> Written instruction: Skip any picture you find and retype all the remaining lines exactly.

# # #

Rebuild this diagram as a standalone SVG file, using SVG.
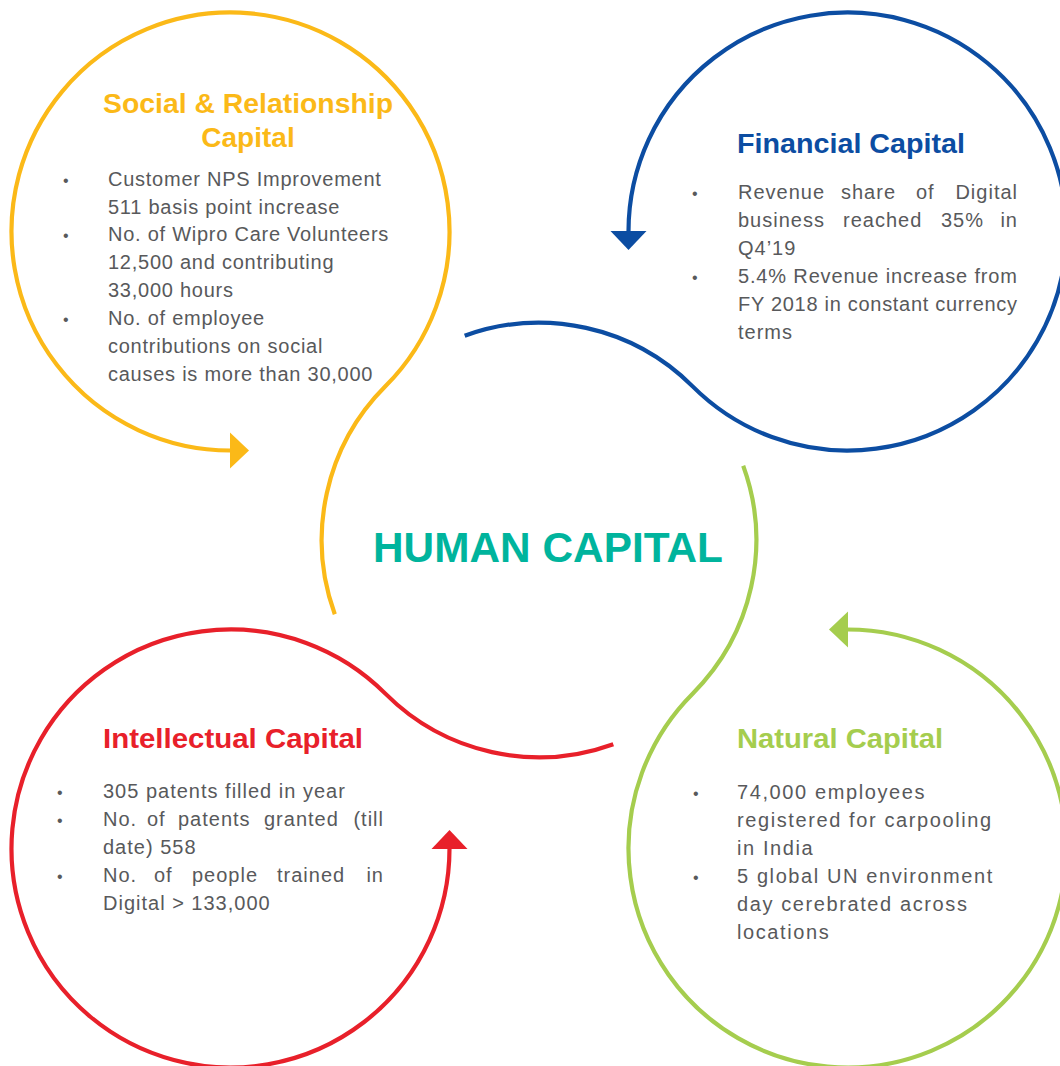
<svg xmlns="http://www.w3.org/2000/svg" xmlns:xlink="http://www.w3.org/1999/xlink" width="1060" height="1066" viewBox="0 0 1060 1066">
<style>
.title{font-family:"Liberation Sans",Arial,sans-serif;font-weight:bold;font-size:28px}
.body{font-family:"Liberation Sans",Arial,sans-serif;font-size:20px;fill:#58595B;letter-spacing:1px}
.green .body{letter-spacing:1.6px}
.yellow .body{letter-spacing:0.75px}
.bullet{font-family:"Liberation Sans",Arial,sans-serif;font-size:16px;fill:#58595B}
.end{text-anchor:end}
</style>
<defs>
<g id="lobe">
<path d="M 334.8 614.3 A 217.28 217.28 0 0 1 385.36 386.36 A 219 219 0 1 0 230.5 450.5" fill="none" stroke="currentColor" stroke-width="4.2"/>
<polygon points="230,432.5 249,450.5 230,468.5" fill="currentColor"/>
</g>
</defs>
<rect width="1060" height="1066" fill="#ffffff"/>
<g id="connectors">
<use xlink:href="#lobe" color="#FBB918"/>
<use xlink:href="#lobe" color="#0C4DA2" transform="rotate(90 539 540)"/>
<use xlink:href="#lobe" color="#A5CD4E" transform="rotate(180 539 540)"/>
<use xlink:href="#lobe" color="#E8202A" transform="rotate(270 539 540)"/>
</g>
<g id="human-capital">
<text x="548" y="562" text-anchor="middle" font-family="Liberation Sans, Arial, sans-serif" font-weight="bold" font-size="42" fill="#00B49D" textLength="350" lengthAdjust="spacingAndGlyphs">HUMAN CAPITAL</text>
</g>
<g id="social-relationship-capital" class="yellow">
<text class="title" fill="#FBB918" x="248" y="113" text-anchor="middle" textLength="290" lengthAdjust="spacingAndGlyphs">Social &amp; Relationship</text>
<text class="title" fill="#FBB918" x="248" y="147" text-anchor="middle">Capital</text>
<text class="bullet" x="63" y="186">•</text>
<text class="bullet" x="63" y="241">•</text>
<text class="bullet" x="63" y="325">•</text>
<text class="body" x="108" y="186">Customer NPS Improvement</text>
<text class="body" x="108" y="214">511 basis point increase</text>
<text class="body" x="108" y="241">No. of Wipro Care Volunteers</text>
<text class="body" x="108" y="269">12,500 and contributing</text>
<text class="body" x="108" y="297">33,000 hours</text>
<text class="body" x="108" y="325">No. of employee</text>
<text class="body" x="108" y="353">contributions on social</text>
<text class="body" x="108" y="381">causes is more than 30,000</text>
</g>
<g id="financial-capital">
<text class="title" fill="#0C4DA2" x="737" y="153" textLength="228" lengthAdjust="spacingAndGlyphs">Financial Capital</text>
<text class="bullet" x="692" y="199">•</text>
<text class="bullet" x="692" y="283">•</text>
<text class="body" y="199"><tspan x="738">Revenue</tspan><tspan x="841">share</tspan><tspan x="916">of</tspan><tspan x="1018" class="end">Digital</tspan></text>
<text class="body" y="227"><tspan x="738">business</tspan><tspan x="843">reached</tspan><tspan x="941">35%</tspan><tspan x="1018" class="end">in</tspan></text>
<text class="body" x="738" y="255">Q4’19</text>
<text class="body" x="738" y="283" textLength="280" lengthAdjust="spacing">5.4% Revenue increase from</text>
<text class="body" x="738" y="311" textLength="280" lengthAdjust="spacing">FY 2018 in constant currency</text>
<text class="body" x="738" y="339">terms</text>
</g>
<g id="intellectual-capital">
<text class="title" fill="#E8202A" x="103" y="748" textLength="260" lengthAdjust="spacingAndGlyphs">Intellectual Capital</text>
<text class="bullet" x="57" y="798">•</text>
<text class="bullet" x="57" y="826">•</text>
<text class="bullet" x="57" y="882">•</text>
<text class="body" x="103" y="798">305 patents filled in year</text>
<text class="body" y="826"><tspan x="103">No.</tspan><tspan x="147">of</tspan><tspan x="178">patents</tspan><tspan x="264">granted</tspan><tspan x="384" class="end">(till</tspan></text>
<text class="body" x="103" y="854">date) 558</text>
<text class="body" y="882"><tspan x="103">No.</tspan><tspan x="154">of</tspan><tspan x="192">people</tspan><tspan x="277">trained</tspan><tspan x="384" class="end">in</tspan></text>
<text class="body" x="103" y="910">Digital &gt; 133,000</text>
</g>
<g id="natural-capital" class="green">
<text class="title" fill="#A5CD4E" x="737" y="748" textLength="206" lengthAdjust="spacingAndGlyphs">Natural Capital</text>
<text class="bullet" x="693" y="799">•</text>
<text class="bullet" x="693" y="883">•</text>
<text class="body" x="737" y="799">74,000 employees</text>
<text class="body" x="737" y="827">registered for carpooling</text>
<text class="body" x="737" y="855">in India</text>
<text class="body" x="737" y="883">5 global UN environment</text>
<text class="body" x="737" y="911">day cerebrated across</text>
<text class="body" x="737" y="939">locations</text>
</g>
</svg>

# # #

> Task response:
Rebuild this diagram as a standalone SVG file, using SVG.
<svg xmlns="http://www.w3.org/2000/svg" xmlns:xlink="http://www.w3.org/1999/xlink" width="1060" height="1066" viewBox="0 0 1060 1066">
<style>
.title{font-family:"Liberation Sans",Arial,sans-serif;font-weight:bold;font-size:28px}
.body{font-family:"Liberation Sans",Arial,sans-serif;font-size:20px;fill:#58595B;letter-spacing:1px}
.green .body{letter-spacing:1.6px}
.yellow .body{letter-spacing:0.75px}
.bullet{font-family:"Liberation Sans",Arial,sans-serif;font-size:16px;fill:#58595B}
.end{text-anchor:end}
</style>
<defs>
<g id="lobe">
<path d="M 334.8 614.3 A 217.28 217.28 0 0 1 385.36 386.36 A 219 219 0 1 0 230.5 450.5" fill="none" stroke="currentColor" stroke-width="4.2"/>
<polygon points="230,432.5 249,450.5 230,468.5" fill="currentColor"/>
</g>
</defs>
<rect width="1060" height="1066" fill="#ffffff"/>
<g id="connectors">
<use xlink:href="#lobe" color="#FBB918"/>
<use xlink:href="#lobe" color="#0C4DA2" transform="rotate(90 539 540)"/>
<use xlink:href="#lobe" color="#A5CD4E" transform="rotate(180 539 540)"/>
<use xlink:href="#lobe" color="#E8202A" transform="rotate(270 539 540)"/>
</g>
<g id="human-capital">
<text x="548" y="562" text-anchor="middle" font-family="Liberation Sans, Arial, sans-serif" font-weight="bold" font-size="42" fill="#00B49D" textLength="350" lengthAdjust="spacingAndGlyphs">HUMAN CAPITAL</text>
</g>
<g id="social-relationship-capital" class="yellow">
<text class="title" fill="#FBB918" x="248" y="113" text-anchor="middle" textLength="290" lengthAdjust="spacingAndGlyphs">Social &amp; Relationship</text>
<text class="title" fill="#FBB918" x="248" y="147" text-anchor="middle">Capital</text>
<text class="bullet" x="63" y="186">•</text>
<text class="bullet" x="63" y="241">•</text>
<text class="bullet" x="63" y="325">•</text>
<text class="body" x="108" y="186">Customer NPS Improvement</text>
<text class="body" x="108" y="214">511 basis point increase</text>
<text class="body" x="108" y="241">No. of Wipro Care Volunteers</text>
<text class="body" x="108" y="269">12,500 and contributing</text>
<text class="body" x="108" y="297">33,000 hours</text>
<text class="body" x="108" y="325">No. of employee</text>
<text class="body" x="108" y="353">contributions on social</text>
<text class="body" x="108" y="381">causes is more than 30,000</text>
</g>
<g id="financial-capital">
<text class="title" fill="#0C4DA2" x="737" y="153" textLength="228" lengthAdjust="spacingAndGlyphs">Financial Capital</text>
<text class="bullet" x="692" y="199">•</text>
<text class="bullet" x="692" y="283">•</text>
<text class="body" y="199"><tspan x="738">Revenue</tspan><tspan x="841">share</tspan><tspan x="916">of</tspan><tspan x="1018" class="end">Digital</tspan></text>
<text class="body" y="227"><tspan x="738">business</tspan><tspan x="843">reached</tspan><tspan x="941">35%</tspan><tspan x="1018" class="end">in</tspan></text>
<text class="body" x="738" y="255">Q4’19</text>
<text class="body" x="738" y="283" textLength="280" lengthAdjust="spacing">5.4% Revenue increase from</text>
<text class="body" x="738" y="311" textLength="280" lengthAdjust="spacing">FY 2018 in constant currency</text>
<text class="body" x="738" y="339">terms</text>
</g>
<g id="intellectual-capital">
<text class="title" fill="#E8202A" x="103" y="748" textLength="260" lengthAdjust="spacingAndGlyphs">Intellectual Capital</text>
<text class="bullet" x="57" y="798">•</text>
<text class="bullet" x="57" y="826">•</text>
<text class="bullet" x="57" y="882">•</text>
<text class="body" x="103" y="798">305 patents filled in year</text>
<text class="body" y="826"><tspan x="103">No.</tspan><tspan x="147">of</tspan><tspan x="178">patents</tspan><tspan x="264">granted</tspan><tspan x="384" class="end">(till</tspan></text>
<text class="body" x="103" y="854">date) 558</text>
<text class="body" y="882"><tspan x="103">No.</tspan><tspan x="154">of</tspan><tspan x="192">people</tspan><tspan x="277">trained</tspan><tspan x="384" class="end">in</tspan></text>
<text class="body" x="103" y="910">Digital &gt; 133,000</text>
</g>
<g id="natural-capital" class="green">
<text class="title" fill="#A5CD4E" x="737" y="748" textLength="206" lengthAdjust="spacingAndGlyphs">Natural Capital</text>
<text class="bullet" x="693" y="799">•</text>
<text class="bullet" x="693" y="883">•</text>
<text class="body" x="737" y="799">74,000 employees</text>
<text class="body" x="737" y="827">registered for carpooling</text>
<text class="body" x="737" y="855">in India</text>
<text class="body" x="737" y="883">5 global UN environment</text>
<text class="body" x="737" y="911">day cerebrated across</text>
<text class="body" x="737" y="939">locations</text>
</g>
</svg>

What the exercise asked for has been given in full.